The strategy has been produced in partnership with service users, families, carers and stakeholders. It is made up of five pathways based on the 27 standards included in the Green Light Toolkit, which is a national audit tool used to assess the support which people are given to help them access mental health services.
- Accessibility of services – which will make sure people with learning disabilities (LD) and autism receive equal services in accessible buildings, are given information in a way they understand and have a care plan which they have helped to write.
- Better health and wellbeing – which will support people’s wellbeing and help to keep them healthy by making sure services make reasonable adjustments, such as offering longer appointment times, so they are easier for people with LD or autism to use.
- Working in partnership – which will encourage different services to work together to improve care, involve people with LD or autism and their families in service developments and ensure friends and relatives receive appropriate support.
- Keeping safe – which will make sure people receive the right support to keep safe, for example by providing support plans for those with challenging behaviour.
- Strategic direction – which focuses on what NSFT and commissioners must do to meet people’s needs, including providing staff training, taking part in research and using LD and autism champions to make services better.
Sue Bridges, Professional Lead (LD/Autism) with NSFT, said: “People with learning disabilities and/ or autism as well as additional mental health problems have complex needs and need a lot of support and advice to enable them to access services.
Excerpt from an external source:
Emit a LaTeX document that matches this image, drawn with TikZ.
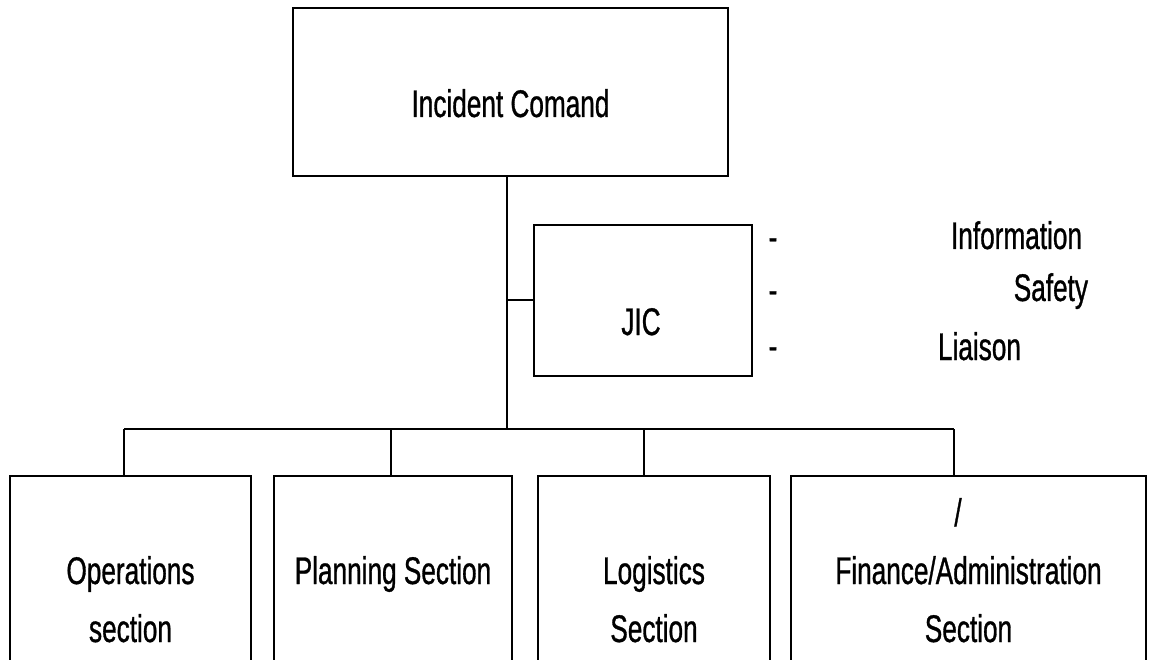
\documentclass[tikz,border=0pt]{standalone}
\usepackage{fontspec}
\setmainfont{Liberation Sans}[FakeStretch=0.68,FakeBold=0.8]
\begin{document}
\begin{tikzpicture}[x=1pt,y=-1pt,
  box/.style={draw=black, line width=2pt, inner sep=0pt, outer sep=0pt},
  lbl/.style={font=\fontsize{38.5}{46}\selectfont, inner sep=0pt, outer sep=0pt},
  conn/.style={draw=black, line width=2pt}]
\useasboundingbox (0,0) rectangle (1151,660);
\fill[white] (0,0) rectangle (1151,660);
\clip (0,0) rectangle (1151,660);
% boxes
\node[box, minimum width=435pt, minimum height=168pt] (ic) at (510.5,92) {};
\node[box, minimum width=218pt, minimum height=151pt] (jic) at (643,300.5) {};
\node[box, minimum width=241pt, minimum height=244pt] (ops) at (130.5,598) {};
\node[box, minimum width=238pt, minimum height=244pt] (plan) at (393,598) {};
\node[box, minimum width=232pt, minimum height=244pt] (logi) at (654,598) {};
\node[box, minimum width=355pt, minimum height=244pt] (fin) at (968.5,598) {};
% connector coordinates
\coordinate (trunk) at (507,429);
\coordinate (d1) at (124,429);
\coordinate (d2) at (391,429);
\coordinate (d3) at (644,429);
\coordinate (d4) at (954,429);
% connectors
\draw[conn] (ic.south -| trunk) -- (trunk);
\draw[conn] (jic.west -| trunk) -- (jic.west);
\draw[conn] (d1) -- (d4);
\draw[conn] (d1) -- (d1 |- ops.north);
\draw[conn] (d2) -- (d2 |- plan.north);
\draw[conn] (d3) -- (d3 |- logi.north);
\draw[conn] (d4) -- (d4 |- fin.north);
% texts
\node[lbl, anchor=base] (ictext) at (510.5,117) {Incident Comand};
\node[lbl, anchor=base] (jictext) at (641,335) {JIC};
\node[lbl, anchor=base] (dash1) at (773,250) {-};
\node[lbl, anchor=base] (dash2) at (773,303) {-};
\node[lbl, anchor=base] (dash3) at (773,359) {-};
\node[lbl, anchor=base east] (info) at (1082,249) {Information};
\node[lbl, anchor=base east] (safety) at (1088,301) {Safety};
\node[lbl, anchor=base west] (liaison) at (938,360) {Liaison};
\node[lbl, anchor=base] (ops1) at (130.5,584) {Operations};
\node[lbl, anchor=base] (ops2) at (130.5,642) {section};
\node[lbl, anchor=base] (plan1) at (393,584) {Planning Section};
\node[lbl, anchor=base] (logi1) at (654,584) {Logistics};
\node[lbl, anchor=base] (logi2) at (654,642) {Section};
\node[lbl, anchor=base] (fin0) at (958,526) {/};
\node[lbl, anchor=base] (fin1) at (968.5,584) {Finance/Administration};
\node[lbl, anchor=base] (fin2) at (968.5,642) {Section};
\end{tikzpicture}
\end{document}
This strategy will help us to ensure that the right adjustments are put in place so they can do just that, and receive healthcare in the same way as everyone else.
“The strategy is an important part of our equality agenda and will ensure people with LD and/ or autism receive a consistently good service, regardless of where they live or what additional problems they may be facing. This will make a huge difference to their outcome and quality of life.”
Clare Smith, who has Asperger's syndrome, a type of autism, and helped to draw up the strategy, said: “I agreed to be a Green Light Champion because, like mental health trusts up and down the country, I knew how much change was needed at NSFT to support people with autism properly.
“What's in the strategy is strong and spot on and will put NSFT at the forefront of caring for people with LD/ autism when it’s carried through.”
Dr Jane Sayer, Director of Nursing and Quality at NSFT, said: “We are very proud to launch this strategy, which will improve our services for everyone by ensuring they are fair, equitable and as easy as possible for people with learning disabilities and autism to access.
“A lot of work has taken place to understand what we do well and those areas where we could do better, which means the strategy really focuses on the things which are important to people who use our services, and to their carers.”
The strategy will be monitored by a multi-agency strategy group and has been developed in an easy read format, at the request of service users who co-produced the document.